____ Supplied information

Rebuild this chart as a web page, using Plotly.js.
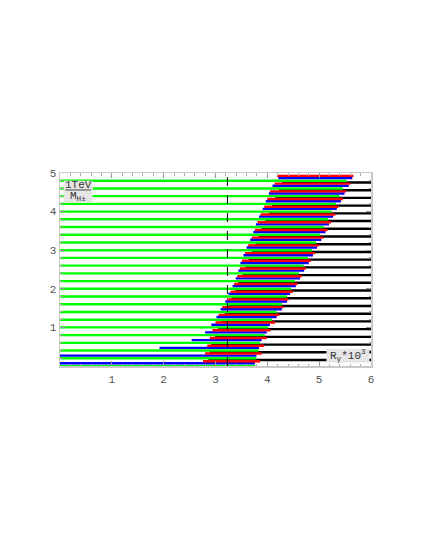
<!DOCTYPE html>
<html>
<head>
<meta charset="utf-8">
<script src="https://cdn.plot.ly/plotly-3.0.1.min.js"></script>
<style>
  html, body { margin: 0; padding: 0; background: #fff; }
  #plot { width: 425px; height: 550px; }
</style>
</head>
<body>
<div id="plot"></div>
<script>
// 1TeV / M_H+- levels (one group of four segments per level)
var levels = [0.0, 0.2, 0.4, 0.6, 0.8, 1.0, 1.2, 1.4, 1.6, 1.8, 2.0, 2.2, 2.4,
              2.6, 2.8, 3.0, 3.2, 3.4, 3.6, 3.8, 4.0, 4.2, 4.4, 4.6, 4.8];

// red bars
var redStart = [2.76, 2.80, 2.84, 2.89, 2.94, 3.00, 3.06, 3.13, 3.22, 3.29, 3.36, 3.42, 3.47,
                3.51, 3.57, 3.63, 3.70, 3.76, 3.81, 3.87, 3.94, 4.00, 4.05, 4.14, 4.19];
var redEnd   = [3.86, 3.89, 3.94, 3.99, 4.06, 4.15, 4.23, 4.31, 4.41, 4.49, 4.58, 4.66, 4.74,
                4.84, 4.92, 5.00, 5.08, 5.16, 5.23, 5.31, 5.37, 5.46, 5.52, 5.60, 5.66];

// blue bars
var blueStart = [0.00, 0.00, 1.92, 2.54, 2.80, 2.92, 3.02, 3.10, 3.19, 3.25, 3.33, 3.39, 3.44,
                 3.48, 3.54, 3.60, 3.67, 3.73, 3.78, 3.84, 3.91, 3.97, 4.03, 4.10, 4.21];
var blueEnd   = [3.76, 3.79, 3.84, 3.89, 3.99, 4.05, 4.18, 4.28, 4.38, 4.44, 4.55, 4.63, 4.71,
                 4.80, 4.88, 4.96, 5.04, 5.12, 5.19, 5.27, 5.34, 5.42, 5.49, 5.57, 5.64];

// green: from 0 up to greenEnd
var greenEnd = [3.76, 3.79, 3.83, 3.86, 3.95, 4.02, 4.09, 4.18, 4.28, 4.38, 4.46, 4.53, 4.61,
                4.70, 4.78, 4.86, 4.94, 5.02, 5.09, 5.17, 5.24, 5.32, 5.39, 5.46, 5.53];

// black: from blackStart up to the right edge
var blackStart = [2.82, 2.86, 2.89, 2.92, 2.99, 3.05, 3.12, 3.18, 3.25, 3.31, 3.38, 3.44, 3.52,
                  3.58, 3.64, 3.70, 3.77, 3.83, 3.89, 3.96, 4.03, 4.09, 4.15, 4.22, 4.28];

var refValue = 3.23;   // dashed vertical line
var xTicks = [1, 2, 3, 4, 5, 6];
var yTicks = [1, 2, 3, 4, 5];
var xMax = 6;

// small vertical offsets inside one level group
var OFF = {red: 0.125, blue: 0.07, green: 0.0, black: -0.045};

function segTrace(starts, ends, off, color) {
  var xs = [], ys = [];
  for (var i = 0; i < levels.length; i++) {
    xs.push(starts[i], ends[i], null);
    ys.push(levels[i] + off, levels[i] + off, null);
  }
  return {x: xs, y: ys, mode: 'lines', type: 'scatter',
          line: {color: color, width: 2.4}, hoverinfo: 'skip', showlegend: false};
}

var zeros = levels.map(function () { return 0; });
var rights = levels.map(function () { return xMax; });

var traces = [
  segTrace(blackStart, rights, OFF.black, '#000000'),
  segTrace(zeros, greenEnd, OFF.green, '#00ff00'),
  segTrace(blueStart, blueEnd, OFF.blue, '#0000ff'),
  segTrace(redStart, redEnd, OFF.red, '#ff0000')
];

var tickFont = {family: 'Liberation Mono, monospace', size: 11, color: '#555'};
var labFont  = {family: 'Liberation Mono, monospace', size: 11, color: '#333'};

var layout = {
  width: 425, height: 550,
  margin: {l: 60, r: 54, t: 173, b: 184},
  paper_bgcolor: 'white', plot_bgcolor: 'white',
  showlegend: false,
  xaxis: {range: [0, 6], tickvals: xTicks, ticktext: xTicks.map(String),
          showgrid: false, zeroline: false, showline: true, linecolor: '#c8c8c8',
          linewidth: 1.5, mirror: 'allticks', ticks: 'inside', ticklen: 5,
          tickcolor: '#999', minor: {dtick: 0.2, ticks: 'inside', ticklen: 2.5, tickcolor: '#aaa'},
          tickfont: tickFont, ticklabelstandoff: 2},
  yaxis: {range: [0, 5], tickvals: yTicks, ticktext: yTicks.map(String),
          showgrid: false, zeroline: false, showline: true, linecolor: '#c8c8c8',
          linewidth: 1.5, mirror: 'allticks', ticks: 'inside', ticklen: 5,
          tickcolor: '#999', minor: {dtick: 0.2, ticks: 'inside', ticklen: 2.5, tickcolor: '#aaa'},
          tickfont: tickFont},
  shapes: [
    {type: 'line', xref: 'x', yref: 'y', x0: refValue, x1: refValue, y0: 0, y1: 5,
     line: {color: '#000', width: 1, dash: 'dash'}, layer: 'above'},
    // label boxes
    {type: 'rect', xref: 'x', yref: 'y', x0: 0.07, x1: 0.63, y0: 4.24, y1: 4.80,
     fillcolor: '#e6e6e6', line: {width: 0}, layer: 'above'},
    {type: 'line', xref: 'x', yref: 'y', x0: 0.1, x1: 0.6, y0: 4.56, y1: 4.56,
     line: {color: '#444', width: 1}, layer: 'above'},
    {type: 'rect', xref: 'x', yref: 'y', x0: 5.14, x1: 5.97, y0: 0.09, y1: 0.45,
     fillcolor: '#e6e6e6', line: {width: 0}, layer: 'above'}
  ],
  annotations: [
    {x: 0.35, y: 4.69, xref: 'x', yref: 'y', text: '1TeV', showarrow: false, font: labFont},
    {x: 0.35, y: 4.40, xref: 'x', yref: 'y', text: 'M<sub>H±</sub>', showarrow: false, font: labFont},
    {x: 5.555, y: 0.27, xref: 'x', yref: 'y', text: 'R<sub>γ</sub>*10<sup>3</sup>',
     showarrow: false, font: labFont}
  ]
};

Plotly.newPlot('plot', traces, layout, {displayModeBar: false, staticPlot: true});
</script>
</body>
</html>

________
____ Supplied information

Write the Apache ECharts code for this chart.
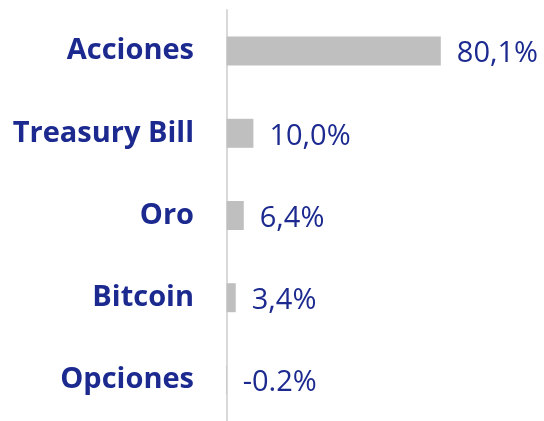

________
____ Supplied information

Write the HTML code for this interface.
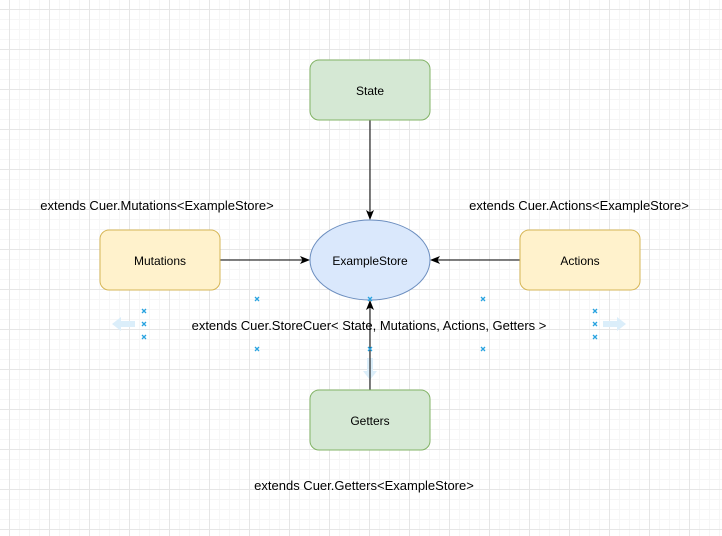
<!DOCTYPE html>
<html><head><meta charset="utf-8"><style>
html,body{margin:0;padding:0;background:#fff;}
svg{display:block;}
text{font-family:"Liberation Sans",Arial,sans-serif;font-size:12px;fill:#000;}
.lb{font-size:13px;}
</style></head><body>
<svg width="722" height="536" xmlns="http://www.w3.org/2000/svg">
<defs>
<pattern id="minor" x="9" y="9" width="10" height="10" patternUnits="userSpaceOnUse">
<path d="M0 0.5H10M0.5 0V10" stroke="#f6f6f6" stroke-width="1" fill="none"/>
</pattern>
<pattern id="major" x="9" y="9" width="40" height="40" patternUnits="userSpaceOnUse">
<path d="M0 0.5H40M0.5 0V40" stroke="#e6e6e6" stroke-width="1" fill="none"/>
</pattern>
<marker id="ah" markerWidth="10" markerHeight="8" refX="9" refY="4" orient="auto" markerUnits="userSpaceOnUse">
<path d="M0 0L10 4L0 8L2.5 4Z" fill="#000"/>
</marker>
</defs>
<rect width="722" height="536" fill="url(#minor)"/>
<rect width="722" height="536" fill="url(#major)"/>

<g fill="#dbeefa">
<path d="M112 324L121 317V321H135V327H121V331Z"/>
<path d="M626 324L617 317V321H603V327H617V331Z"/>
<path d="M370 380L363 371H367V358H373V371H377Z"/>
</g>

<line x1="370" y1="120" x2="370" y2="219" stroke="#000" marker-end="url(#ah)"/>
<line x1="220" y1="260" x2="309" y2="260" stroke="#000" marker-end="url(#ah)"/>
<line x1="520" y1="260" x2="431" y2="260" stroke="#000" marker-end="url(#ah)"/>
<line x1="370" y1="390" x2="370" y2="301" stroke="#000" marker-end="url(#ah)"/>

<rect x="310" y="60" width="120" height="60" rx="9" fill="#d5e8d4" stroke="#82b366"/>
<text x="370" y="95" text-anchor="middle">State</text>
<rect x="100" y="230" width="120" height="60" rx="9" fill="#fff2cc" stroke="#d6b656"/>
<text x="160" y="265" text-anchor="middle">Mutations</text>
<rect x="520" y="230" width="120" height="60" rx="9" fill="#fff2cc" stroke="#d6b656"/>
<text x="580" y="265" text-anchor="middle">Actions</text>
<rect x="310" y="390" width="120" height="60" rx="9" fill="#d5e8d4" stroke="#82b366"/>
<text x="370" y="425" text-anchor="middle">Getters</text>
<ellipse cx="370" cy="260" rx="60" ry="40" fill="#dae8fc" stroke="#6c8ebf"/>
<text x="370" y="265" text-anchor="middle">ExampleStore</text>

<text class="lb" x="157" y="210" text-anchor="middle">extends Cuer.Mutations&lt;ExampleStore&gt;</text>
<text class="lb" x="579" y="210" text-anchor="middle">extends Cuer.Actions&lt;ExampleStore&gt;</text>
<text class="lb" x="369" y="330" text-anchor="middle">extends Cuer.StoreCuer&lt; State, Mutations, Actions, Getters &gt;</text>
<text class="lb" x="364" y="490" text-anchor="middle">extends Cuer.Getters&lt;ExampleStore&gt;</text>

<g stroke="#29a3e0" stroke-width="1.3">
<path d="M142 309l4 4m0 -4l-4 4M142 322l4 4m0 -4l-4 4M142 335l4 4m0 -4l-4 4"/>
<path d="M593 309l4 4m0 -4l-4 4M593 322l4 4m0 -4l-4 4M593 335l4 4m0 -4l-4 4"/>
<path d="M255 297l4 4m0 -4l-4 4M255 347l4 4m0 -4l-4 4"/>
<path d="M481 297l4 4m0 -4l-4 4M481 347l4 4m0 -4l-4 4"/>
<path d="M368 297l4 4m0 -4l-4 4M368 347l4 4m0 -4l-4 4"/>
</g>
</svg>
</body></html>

________

§ Aim
Make an exact copy of the lines from the one that contains "Rebuild this chart" through the one that contains "var xMax = 6;", both included, and no other lines. Pictures are skipped.

§ Task answer
Rebuild this chart as a web page, using Plotly.js.
<!DOCTYPE html>
<html>
<head>
<meta charset="utf-8">
<script src="https://cdn.plot.ly/plotly-3.0.1.min.js"></script>
<style>
  html, body { margin: 0; padding: 0; background: #fff; }
  #plot { width: 425px; height: 550px; }
</style>
</head>
<body>
<div id="plot"></div>
<script>
// 1TeV / M_H+- levels (one group of four segments per level)
var levels = [0.0, 0.2, 0.4, 0.6, 0.8, 1.0, 1.2, 1.4, 1.6, 1.8, 2.0, 2.2, 2.4,
              2.6, 2.8, 3.0, 3.2, 3.4, 3.6, 3.8, 4.0, 4.2, 4.4, 4.6, 4.8];

// red bars
var redStart = [2.76, 2.80, 2.84, 2.89, 2.94, 3.00, 3.06, 3.13, 3.22, 3.29, 3.36, 3.42, 3.47,
                3.51, 3.57, 3.63, 3.70, 3.76, 3.81, 3.87, 3.94, 4.00, 4.05, 4.14, 4.19];
var redEnd   = [3.86, 3.89, 3.94, 3.99, 4.06, 4.15, 4.23, 4.31, 4.41, 4.49, 4.58, 4.66, 4.74,
                4.84, 4.92, 5.00, 5.08, 5.16, 5.23, 5.31, 5.37, 5.46, 5.52, 5.60, 5.66];

// blue bars
var blueStart = [0.00, 0.00, 1.92, 2.54, 2.80, 2.92, 3.02, 3.10, 3.19, 3.25, 3.33, 3.39, 3.44,
                 3.48, 3.54, 3.60, 3.67, 3.73, 3.78, 3.84, 3.91, 3.97, 4.03, 4.10, 4.21];
var blueEnd   = [3.76, 3.79, 3.84, 3.89, 3.99, 4.05, 4.18, 4.28, 4.38, 4.44, 4.55, 4.63, 4.71,
                 4.80, 4.88, 4.96, 5.04, 5.12, 5.19, 5.27, 5.34, 5.42, 5.49, 5.57, 5.64];

// green: from 0 up to greenEnd
var greenEnd = [3.76, 3.79, 3.83, 3.86, 3.95, 4.02, 4.09, 4.18, 4.28, 4.38, 4.46, 4.53, 4.61,
                4.70, 4.78, 4.86, 4.94, 5.02, 5.09, 5.17, 5.24, 5.32, 5.39, 5.46, 5.53];

// black: from blackStart up to the right edge
var blackStart = [2.82, 2.86, 2.89, 2.92, 2.99, 3.05, 3.12, 3.18, 3.25, 3.31, 3.38, 3.44, 3.52,
                  3.58, 3.64, 3.70, 3.77, 3.83, 3.89, 3.96, 4.03, 4.09, 4.15, 4.22, 4.28];

var refValue = 3.23;   // dashed vertical line
var xTicks = [1, 2, 3, 4, 5, 6];
var yTicks = [1, 2, 3, 4, 5];
var xMax = 6;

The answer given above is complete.